Transcribe the listing below from its opening line up to and including the line that contains "const toleranceValue = [52.4, 34.3, 48.3, 28.1];"; reproduce nothing else.
===============
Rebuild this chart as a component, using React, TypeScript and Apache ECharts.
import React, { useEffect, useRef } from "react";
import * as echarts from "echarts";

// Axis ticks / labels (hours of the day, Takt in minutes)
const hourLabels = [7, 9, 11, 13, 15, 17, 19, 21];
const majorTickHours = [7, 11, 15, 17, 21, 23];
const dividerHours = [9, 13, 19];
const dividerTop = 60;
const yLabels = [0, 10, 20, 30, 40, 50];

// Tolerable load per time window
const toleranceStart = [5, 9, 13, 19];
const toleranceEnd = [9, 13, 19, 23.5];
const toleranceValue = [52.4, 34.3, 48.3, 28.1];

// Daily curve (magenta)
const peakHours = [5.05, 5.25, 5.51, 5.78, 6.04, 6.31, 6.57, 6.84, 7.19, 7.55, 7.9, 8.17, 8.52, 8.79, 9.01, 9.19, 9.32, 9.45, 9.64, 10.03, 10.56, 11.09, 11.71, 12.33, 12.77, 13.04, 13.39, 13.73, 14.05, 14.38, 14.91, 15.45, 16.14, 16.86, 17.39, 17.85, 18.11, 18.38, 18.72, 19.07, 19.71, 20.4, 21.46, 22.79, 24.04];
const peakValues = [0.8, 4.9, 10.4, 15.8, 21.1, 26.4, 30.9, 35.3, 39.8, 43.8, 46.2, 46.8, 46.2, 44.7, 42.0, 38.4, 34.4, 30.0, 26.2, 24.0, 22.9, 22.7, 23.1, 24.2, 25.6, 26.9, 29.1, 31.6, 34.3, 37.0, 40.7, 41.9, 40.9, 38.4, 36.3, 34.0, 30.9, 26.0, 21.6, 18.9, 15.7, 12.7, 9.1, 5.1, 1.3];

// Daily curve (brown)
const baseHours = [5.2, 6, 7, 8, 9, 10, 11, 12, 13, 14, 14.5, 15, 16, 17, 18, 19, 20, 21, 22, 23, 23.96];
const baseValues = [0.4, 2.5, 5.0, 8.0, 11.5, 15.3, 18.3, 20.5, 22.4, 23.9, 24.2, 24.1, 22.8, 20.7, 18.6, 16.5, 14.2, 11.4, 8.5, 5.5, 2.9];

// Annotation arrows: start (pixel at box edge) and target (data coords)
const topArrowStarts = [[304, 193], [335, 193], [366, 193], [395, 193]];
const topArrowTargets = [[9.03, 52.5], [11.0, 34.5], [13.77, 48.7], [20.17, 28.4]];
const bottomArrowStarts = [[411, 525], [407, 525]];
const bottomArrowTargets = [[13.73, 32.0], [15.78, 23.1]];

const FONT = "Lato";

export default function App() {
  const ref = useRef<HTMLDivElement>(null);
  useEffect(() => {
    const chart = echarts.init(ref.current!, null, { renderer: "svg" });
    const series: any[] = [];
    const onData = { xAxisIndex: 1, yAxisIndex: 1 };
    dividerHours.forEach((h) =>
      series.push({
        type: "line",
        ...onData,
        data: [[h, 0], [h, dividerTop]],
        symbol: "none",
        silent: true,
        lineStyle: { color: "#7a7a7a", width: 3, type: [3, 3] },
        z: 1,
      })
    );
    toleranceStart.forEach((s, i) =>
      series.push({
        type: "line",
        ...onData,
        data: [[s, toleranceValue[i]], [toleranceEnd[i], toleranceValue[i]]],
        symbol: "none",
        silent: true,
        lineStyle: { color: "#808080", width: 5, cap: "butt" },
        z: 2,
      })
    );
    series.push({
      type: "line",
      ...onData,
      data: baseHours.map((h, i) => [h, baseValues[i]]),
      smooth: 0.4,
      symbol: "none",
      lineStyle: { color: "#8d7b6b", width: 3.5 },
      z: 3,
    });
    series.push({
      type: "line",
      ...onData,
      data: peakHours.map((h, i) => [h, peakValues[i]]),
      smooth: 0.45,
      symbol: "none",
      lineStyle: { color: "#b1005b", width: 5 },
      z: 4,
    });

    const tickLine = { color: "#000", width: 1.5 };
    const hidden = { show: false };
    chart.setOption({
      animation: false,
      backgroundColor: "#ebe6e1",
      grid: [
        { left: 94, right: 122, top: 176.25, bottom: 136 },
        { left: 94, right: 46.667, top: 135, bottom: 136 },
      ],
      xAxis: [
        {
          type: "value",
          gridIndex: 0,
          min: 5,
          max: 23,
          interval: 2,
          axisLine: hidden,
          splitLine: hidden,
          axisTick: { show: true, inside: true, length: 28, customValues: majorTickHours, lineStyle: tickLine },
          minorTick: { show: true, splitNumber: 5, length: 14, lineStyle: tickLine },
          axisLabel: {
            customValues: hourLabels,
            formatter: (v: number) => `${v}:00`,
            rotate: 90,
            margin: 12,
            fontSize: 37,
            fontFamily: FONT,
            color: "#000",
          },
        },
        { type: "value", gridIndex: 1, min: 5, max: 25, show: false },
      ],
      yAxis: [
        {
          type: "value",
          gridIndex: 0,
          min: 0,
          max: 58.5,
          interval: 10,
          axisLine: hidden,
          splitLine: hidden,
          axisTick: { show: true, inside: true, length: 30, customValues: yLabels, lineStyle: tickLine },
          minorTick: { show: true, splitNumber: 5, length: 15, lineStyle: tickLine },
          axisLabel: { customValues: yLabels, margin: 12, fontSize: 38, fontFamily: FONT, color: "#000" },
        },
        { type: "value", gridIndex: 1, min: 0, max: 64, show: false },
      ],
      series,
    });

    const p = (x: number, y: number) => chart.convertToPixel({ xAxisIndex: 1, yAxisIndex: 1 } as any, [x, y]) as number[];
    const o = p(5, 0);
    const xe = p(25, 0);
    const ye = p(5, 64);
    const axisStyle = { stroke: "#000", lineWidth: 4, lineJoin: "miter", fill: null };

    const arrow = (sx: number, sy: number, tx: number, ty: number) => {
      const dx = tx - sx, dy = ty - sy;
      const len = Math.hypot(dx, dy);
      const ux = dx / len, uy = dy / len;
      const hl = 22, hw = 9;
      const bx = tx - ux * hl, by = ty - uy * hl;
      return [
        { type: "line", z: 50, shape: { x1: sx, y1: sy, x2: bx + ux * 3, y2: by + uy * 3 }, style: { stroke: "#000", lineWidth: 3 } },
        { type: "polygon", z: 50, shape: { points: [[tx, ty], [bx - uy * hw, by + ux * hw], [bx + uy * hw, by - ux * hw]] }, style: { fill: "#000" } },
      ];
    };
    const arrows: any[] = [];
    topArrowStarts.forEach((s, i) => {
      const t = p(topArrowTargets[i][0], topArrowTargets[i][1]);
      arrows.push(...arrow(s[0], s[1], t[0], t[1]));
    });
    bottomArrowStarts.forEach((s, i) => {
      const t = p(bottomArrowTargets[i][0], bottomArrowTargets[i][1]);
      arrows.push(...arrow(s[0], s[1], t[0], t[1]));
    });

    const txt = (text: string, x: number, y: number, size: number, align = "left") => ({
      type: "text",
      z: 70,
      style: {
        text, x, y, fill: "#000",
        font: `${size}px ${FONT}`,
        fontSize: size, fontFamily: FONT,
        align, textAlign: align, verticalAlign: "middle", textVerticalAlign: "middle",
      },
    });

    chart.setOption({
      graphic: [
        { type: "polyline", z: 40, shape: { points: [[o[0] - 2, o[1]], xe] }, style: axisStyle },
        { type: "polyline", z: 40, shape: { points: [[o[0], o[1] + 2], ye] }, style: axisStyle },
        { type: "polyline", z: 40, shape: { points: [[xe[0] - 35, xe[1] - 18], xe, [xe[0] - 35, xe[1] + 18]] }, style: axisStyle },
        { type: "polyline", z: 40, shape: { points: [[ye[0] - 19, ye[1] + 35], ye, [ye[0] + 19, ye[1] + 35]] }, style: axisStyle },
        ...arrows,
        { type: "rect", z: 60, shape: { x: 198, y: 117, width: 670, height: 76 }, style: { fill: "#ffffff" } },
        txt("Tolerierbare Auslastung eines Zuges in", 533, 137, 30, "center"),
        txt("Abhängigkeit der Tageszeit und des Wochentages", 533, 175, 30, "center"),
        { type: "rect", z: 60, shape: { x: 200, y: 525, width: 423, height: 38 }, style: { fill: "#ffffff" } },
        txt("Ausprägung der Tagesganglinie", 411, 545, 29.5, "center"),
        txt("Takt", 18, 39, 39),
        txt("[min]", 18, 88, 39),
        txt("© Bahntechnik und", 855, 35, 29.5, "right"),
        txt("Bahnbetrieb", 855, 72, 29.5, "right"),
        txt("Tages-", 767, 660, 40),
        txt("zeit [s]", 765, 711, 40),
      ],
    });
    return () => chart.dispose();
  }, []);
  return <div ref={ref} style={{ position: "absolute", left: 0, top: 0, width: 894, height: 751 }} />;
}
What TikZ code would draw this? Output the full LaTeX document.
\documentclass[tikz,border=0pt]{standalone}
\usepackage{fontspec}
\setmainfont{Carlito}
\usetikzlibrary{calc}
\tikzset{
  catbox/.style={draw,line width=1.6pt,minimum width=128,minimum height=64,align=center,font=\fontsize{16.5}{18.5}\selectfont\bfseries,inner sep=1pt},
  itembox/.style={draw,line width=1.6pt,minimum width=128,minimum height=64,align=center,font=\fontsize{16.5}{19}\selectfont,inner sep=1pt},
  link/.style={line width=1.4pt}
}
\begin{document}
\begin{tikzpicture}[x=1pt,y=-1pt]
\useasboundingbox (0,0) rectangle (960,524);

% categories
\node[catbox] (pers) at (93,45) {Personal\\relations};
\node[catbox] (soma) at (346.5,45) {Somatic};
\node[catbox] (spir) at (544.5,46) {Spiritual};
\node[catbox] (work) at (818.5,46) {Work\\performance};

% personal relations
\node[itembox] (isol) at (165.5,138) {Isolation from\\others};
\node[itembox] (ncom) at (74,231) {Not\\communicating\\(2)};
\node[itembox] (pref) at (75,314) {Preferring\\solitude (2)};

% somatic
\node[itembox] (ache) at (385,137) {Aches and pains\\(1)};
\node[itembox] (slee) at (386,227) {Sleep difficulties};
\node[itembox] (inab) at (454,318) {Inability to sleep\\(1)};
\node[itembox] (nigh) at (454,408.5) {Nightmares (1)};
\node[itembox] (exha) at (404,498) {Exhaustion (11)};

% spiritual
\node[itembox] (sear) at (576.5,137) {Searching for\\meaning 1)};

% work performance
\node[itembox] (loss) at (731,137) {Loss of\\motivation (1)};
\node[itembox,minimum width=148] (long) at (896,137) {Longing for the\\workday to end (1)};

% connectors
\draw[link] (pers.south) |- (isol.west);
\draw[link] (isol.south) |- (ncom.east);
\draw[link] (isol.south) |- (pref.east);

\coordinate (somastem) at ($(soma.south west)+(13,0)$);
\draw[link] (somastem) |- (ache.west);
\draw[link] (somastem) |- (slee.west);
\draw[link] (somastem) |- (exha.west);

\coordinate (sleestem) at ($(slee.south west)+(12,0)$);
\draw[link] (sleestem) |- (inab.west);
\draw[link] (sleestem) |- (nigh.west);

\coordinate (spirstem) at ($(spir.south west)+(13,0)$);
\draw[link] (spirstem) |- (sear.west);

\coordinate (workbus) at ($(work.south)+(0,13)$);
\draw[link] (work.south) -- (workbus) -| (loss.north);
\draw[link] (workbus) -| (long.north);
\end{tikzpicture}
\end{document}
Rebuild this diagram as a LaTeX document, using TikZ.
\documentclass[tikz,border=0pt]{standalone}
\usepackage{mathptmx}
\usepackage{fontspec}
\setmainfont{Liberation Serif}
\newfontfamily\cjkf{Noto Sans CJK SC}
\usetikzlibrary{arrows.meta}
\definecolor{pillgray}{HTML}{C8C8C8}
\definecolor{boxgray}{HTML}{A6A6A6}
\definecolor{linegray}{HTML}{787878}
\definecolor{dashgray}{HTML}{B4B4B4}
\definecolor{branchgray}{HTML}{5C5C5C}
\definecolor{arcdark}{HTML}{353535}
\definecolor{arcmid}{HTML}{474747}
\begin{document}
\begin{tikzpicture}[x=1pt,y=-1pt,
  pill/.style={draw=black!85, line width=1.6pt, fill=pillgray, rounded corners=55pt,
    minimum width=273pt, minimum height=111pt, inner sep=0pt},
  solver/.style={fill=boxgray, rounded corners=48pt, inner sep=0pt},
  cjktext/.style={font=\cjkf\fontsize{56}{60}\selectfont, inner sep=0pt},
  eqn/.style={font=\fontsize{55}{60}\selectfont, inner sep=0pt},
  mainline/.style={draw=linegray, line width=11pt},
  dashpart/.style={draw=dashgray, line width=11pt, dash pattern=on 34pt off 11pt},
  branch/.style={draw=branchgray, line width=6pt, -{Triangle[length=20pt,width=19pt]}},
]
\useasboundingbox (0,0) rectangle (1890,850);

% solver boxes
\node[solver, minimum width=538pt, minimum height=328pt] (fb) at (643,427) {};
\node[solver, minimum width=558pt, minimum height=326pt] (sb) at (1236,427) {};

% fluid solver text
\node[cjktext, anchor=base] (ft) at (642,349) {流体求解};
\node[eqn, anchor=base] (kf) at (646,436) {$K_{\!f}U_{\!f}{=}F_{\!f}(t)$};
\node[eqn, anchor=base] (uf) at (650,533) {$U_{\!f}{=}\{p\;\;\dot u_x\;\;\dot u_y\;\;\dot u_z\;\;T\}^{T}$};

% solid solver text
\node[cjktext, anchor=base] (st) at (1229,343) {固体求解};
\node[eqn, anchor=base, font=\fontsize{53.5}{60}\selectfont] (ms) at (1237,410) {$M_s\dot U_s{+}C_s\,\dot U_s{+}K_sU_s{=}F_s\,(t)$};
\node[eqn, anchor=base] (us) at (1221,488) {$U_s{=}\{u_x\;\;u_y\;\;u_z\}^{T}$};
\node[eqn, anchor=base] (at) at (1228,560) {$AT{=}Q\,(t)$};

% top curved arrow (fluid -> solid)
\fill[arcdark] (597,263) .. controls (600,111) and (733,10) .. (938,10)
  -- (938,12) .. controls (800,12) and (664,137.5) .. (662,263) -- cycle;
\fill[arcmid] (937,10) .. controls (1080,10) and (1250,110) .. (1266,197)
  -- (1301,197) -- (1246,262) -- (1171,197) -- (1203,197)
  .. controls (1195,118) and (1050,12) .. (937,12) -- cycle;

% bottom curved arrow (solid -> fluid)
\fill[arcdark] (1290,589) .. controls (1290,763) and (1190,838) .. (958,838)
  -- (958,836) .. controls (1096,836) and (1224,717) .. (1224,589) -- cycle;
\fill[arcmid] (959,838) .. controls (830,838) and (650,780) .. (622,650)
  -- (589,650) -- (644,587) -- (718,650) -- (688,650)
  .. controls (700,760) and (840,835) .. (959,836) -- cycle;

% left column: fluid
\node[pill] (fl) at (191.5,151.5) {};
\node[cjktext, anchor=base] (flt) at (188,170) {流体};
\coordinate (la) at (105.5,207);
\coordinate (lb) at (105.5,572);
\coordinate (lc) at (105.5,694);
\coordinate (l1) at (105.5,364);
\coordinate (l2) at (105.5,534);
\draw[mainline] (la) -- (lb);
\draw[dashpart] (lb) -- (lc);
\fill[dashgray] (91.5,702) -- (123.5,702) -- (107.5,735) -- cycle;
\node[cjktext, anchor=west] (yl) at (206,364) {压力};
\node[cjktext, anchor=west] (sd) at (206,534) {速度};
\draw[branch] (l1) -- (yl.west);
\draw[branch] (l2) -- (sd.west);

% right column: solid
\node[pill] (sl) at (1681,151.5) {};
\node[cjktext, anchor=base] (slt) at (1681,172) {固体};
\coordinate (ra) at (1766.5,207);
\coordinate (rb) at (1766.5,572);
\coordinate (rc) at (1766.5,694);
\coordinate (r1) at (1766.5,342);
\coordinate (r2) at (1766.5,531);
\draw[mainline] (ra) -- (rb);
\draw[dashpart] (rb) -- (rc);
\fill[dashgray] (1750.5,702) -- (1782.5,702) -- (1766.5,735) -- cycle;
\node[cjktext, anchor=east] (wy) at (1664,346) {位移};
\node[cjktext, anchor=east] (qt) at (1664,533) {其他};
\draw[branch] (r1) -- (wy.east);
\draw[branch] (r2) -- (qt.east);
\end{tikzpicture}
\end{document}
===============
Written reply —
Rebuild this chart as a component, using React, TypeScript and Apache ECharts.
import React, { useEffect, useRef } from "react";
import * as echarts from "echarts";

// Axis ticks / labels (hours of the day, Takt in minutes)
const hourLabels = [7, 9, 11, 13, 15, 17, 19, 21];
const majorTickHours = [7, 11, 15, 17, 21, 23];
const dividerHours = [9, 13, 19];
const dividerTop = 60;
const yLabels = [0, 10, 20, 30, 40, 50];

// Tolerable load per time window
const toleranceStart = [5, 9, 13, 19];
const toleranceEnd = [9, 13, 19, 23.5];
const toleranceValue = [52.4, 34.3, 48.3, 28.1];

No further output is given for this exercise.